The main point of the debugger is that it allows you to pause the execution of a program and inspect the values of variables. Once the program has been paused, you can also step through the program line-by-line to see what is going on. The program will not pause, however, unless you have added a breakpoint to the program source code. If you run a program that has no breakpoints under the debugger, it behaves just as it would if it were run normally.

To add a breakpoint, simply double-click in the left margin of the source code, next to one of the lines of code. (By left margin, I mean the same part of the window where the error and warning "light bulbs" appear.) The breakpoint appears as a small dot:5. You can remove the breakpoint by double-clicking this dot. There is also a "Remove All Breakpoints" command in the "Run" menu. I should also note that you can use the "Add Java Exception Breakpoint" command in the "Run" menu to set up a breakpoint that is triggered whenever an exception of a given type occurs.

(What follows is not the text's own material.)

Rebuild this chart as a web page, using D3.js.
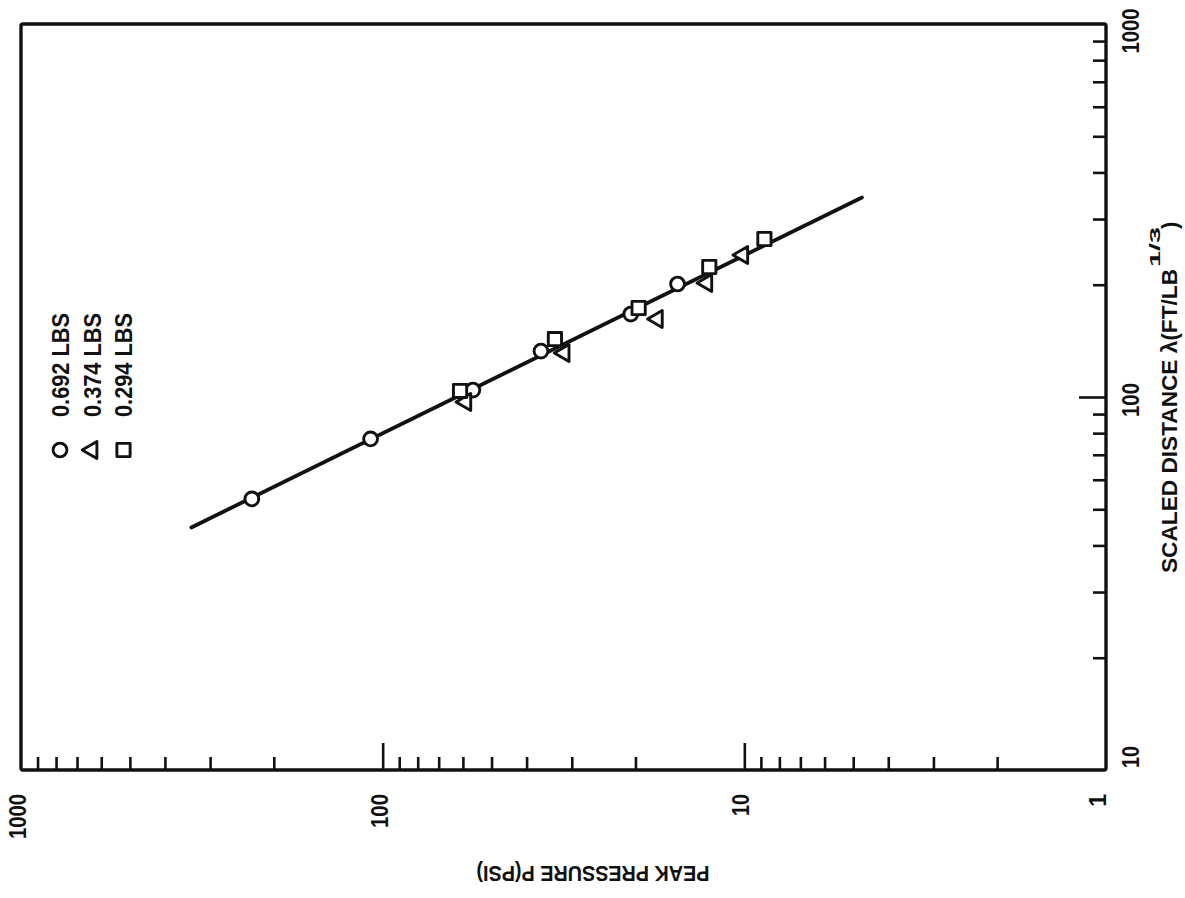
<!DOCTYPE html>
<html>
<head>
<meta charset="utf-8">
<script src="https://cdn.jsdelivr.net/npm/d3@7"></script>
<style>
  html, body { margin: 0; background: #fff; }
  svg { display: block; }
  text { font-family: "Liberation Sans", Arial, sans-serif; font-weight: bold; fill: #111; }
</style>
</head>
<body>
<svg id="chart" width="1185" height="898"></svg>
<script>
// Peak pressure vs scaled distance, laid out sideways:
// pressure runs along the bottom edge (1000 -> 1), distance up the right edge (10 -> 1000).

const pressureTickValues = [1000, 100, 10, 1];
const pressureTickLabels = ["1000", "100", "10", "1"];
const distanceTickValues = [1000, 100, 10];
const distanceTickLabels = ["1000", "100", "10"];

const chargeLabels = ["0.692 LBS", "0.374 LBS", "0.294 LBS"];
const chargeSymbols = ["circle", "triangle", "square"];

// [peak pressure (psi), scaled distance (ft/lb^1/3)]
const charge0692 = [[230, 53.3], [108, 77.2], [56.3, 104.4], [36.5, 132.8], [20.6, 166.9], [15.3, 200.9]];
const charge0374 = [[58.9, 97.0], [31.5, 131.2], [17.4, 161.9], [12.7, 202.1], [10.1, 240.3]];
const charge0294 = [[61.1, 103.8], [33.4, 143.0], [19.6, 173.2], [12.5, 223.1], [8.8, 265.2]];

// end points of the fitted line
const fitLine = [[338, 44.7], [4.73, 342.6]];

const svg = d3.select("#chart");
const frameL = 21, frameR = 1106, frameT = 24, frameB = 770;

const x = d3.scaleLog().domain([1000, 1]).range([frameL, frameR]);
const y = d3.scaleLog().domain([10, 1000]).range([frameB, frameT]);

const isDecade = v => Math.abs(Math.log10(v) - Math.round(Math.log10(v))) < 1e-9;

// ---- ticks (inside the frame) ----
const xMinor = x.ticks().filter(v => !isDecade(v));
const xMajor = [100, 10];
const yMinor = y.ticks().filter(v => !isDecade(v));
const yMajor = [100];

function styleAxis(g) {
  g.select(".domain").remove();
  g.selectAll(".tick line").attr("stroke", "#111").attr("stroke-width", 2.6);
  g.selectAll(".tick text").remove();
}

svg.append("g").attr("transform", `translate(0,${frameB})`)
  .call(d3.axisTop(x).tickValues(xMinor).tickSize(13).tickFormat(""))
  .call(styleAxis);
svg.append("g").attr("transform", `translate(0,${frameB})`)
  .call(d3.axisTop(x).tickValues(xMajor).tickSize(27).tickFormat(""))
  .call(styleAxis);
svg.append("g").attr("transform", `translate(${frameR},0)`)
  .call(d3.axisLeft(y).tickValues(yMinor).tickSize(13).tickFormat(""))
  .call(styleAxis);
svg.append("g").attr("transform", `translate(${frameR},0)`)
  .call(d3.axisLeft(y).tickValues(yMajor).tickSize(27).tickFormat(""))
  .call(styleAxis);

// ---- frame ----
svg.append("rect")
  .attr("x", frameL).attr("y", frameT)
  .attr("width", frameR - frameL).attr("height", frameB - frameT)
  .attr("fill", "none").attr("stroke", "#111").attr("stroke-width", 3.4)
  .attr("rx", 2);

// sideways text helper (reads bottom to top)
function sideText(g, str, bx, py, anchor, size, len) {
  const t = g.append("text")
    .attr("transform", `translate(${bx},${py}) rotate(-90)`)
    .attr("text-anchor", anchor)
    .attr("font-size", size)
    .text(str);
  if (len) t.attr("textLength", len).attr("lengthAdjust", "spacingAndGlyphs");
  return t;
}

// ---- pressure tick labels (below bottom edge) ----
const labelLens = { "1000": 45, "100": 34, "10": 22 };
pressureTickValues.forEach((v, i) => {
  const s = pressureTickLabels[i];
  sideText(svg, s, Math.min(x(v) + 5, frameR), 794, "end", 23, labelLens[s]);
});

// ---- distance tick labels (right of frame), kept clear of the corners ----
distanceTickValues.forEach((v, i) => {
  const s = distanceTickLabels[i];
  const py = Math.max(Math.min(y(v) + 3, frameB - 13), 31);
  sideText(svg, s, 1139, py, "middle", 23, labelLens[s]);
});

// ---- axis titles ----
svg.append("text")
  .attr("transform", "translate(593,866) rotate(180)")
  .attr("text-anchor", "middle")
  .attr("font-size", 22)
  .attr("textLength", 233).attr("lengthAdjust", "spacingAndGlyphs")
  .text("PEAK PRESSURE P(PSI)");

sideText(svg, "SCALED DISTANCE λ(FT/LB", 1177, 573, "start", 22, 304);
sideText(svg, "1/3", 1160, 267, "start", 15, 40);
sideText(svg, ")", 1177, 229, "start", 22);

// ---- fitted line ----
svg.append("path")
  .datum(fitLine)
  .attr("d", d3.line().x(d => x(d[0])).y(d => y(d[1])))
  .attr("fill", "none").attr("stroke", "#111").attr("stroke-width", 3.8)
  .attr("stroke-linecap", "round");

// ---- markers ----
const symbolGen = {
  circle: d3.symbol().type(d3.symbolCircle).size(150),
  square: d3.symbol().type(d3.symbolSquare).size(175),
  triangle: d3.symbol().type(d3.symbolTriangle).size(125)
};
const symbolRotate = { circle: 0, square: 0, triangle: -90 };

function drawMarkers(data, kind) {
  svg.append("g").selectAll("path")
    .data(data)
    .join("path")
    .attr("d", symbolGen[kind]())
    .attr("transform", d => `translate(${x(d[0])},${y(d[1])}) rotate(${symbolRotate[kind]})`)
    .attr("fill", "#fff").attr("stroke", "#111").attr("stroke-width", 2.9)
    .attr("stroke-linejoin", "round");
}
drawMarkers(charge0692, "circle");
drawMarkers(charge0374, "triangle");
drawMarkers(charge0294, "square");

// ---- legend ----
const legendCols = [60, 92, 123.5];
chargeLabels.forEach((s, i) => {
  const kind = chargeSymbols[i];
  svg.append("path")
    .attr("d", symbolGen[kind]())
    .attr("transform", `translate(${legendCols[i]},450) rotate(${symbolRotate[kind]})`)
    .attr("fill", "#fff").attr("stroke", "#111").attr("stroke-width", 2.9)
    .attr("stroke-linejoin", "round");
  sideText(svg, s, legendCols[i] + 8.5, 417, "start", 23, 104);
});
</script>
</body>
</html>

When a program is running in Eclipse under the debugger, and the execution gets to a line that contains a breakpoint, the execution is paused. If Eclipse is showing the regular Java perspective when this happens, Eclipse will want to switch to the Debug perspective -- another screen full of views (or panes) that are useful for debugging. The first time this happens, Eclipse will put up a dialog box that asks whether you want to switch to the Debug perspective. I suggest that you check the box that says "Remember my decision" and say "Yes".

Debugging is complicated, and so is Java's Debug perspective. The most important view is the "Variables" view in the top-right corner. Here, you can inspect the values of variables. An array or object variable has a small triangle next to its name; you can click this triangle to open and close the variable so that you can inspect its contents. If a variable is selected (by clicking it), its value is also shown at the bottom of the view.

The green triangle means "Resume" and can be used to resume normal execution of the program (until it next encounters a breakpoint). There is a red "Stop" button that can be used to terminate the program. Most important are the three "arrow" buttons for the "Step Into", "Step Over", and "Step Out" commands. "Step Over" is easiest to understand -- clicking it causes one line of code to be executed. "Step In" is similar, except that if the line of code contains a subroutine call, it takes you to the first line of the subroutine so that you can continue from there. "Step Out" continues execution until the current subroutine returns, and it stops at the line to which the subroutine returns. Note that these "Step" commands can also be found in the "Run" menu, and that the F5, F6, and F7 keys can be used as keyboard equivalents for the step commands.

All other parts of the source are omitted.